At the same time, it is necessary to realise that shared economy services work especially in metropolitan regions. In the case of Slovakia, there is some potential for the service to grow in Bratislava and possibly also Košice, Baláž said.

More possibilities available

AirBnb is not the only service to share accommodation Slovaks can use. Czech startup Flatio launched its services in the local market in the beginning of 2017, offering rental housing for one-six months, the Hospodárske Noviny daily reported.

When offering their services, the company focuses mostly on foreigners coming to Slovakia for a couple of months, including managers, students and so-called digital nomads, said Radim Rezek, founder and CEO of Flatio.

Yet the company does not want to compete with providers of short-term accommodation, for example, for tourists.

“If we will expand our offer, we will focus rather on long-term rentals and how to apply the technologies we use in the real estate market,” Rezek told The Slovak Spectator.

Regulate or not?

One of the most discussed topics in connection with shared economy services is their regulation. The EC issued a directive last year, setting some basic principles which member states should follow when dealing with the legislation in this field.

“The changes to the system should be in compliance with both the national and European legislation, but first of all they should be beneficial for people,” the Transport Ministry’s press department told The Slovak Spectator, adding that currently they only discuss how to approach the matter.

The Economy Ministry also organised an inter-department discussion at which it presented a proposal to create certain rules for the shared economy platform and the providers of these services. Next steps will depend on the decision of the European Court of Justice about the status of the shared economy platforms and the EC’s recommendations, said the ministry’s spokesperson Maroš Stano.

Chovanculiak does not support extensive regulation of the shared economy, though he admits there should be some simple rules like requiring contracts and responsibility for caused damages. In his opinion, the shared economy comes with its own mechanisms to secure quality and safe services, which is the reason why it is growing and attracting an increasing number of customers and providers.

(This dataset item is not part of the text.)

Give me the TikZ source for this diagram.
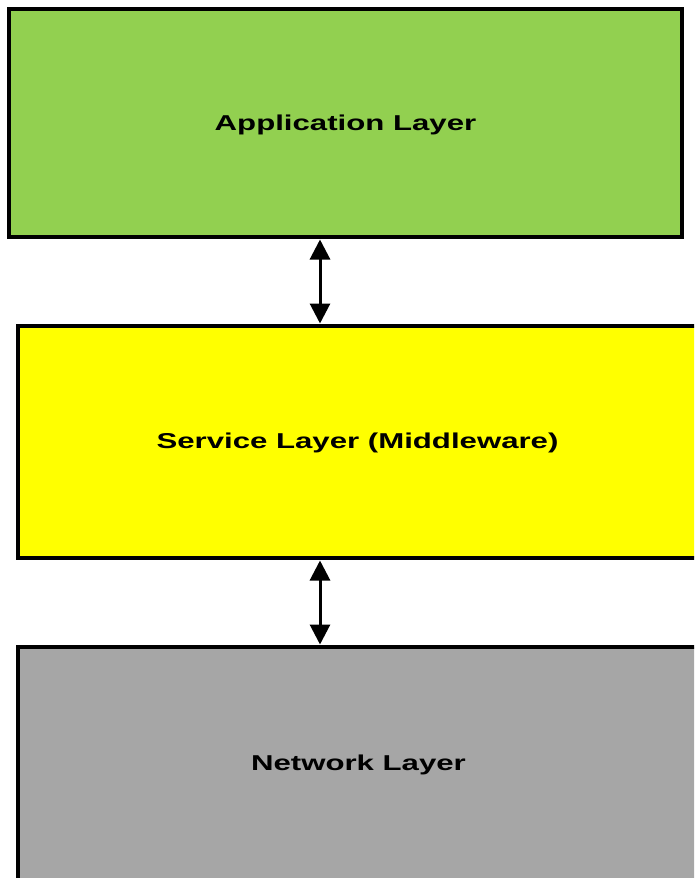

“The shared economy does not need more than the simplification of the regulation and the implementation of its business model into laws,” Chovanculiak said.

Baláž says the shared economy should be regulated to a certain extent in order to secure fair competition in the market. Though the shared economy platforms claim they only offer the space to people either offering or seeking for a certain services, but do not do any business, the fact is there are certain laws stipulating what it means to run a business.

“The state should define at least minimum standards that would be fair for all subjects in the market,” Baláž added.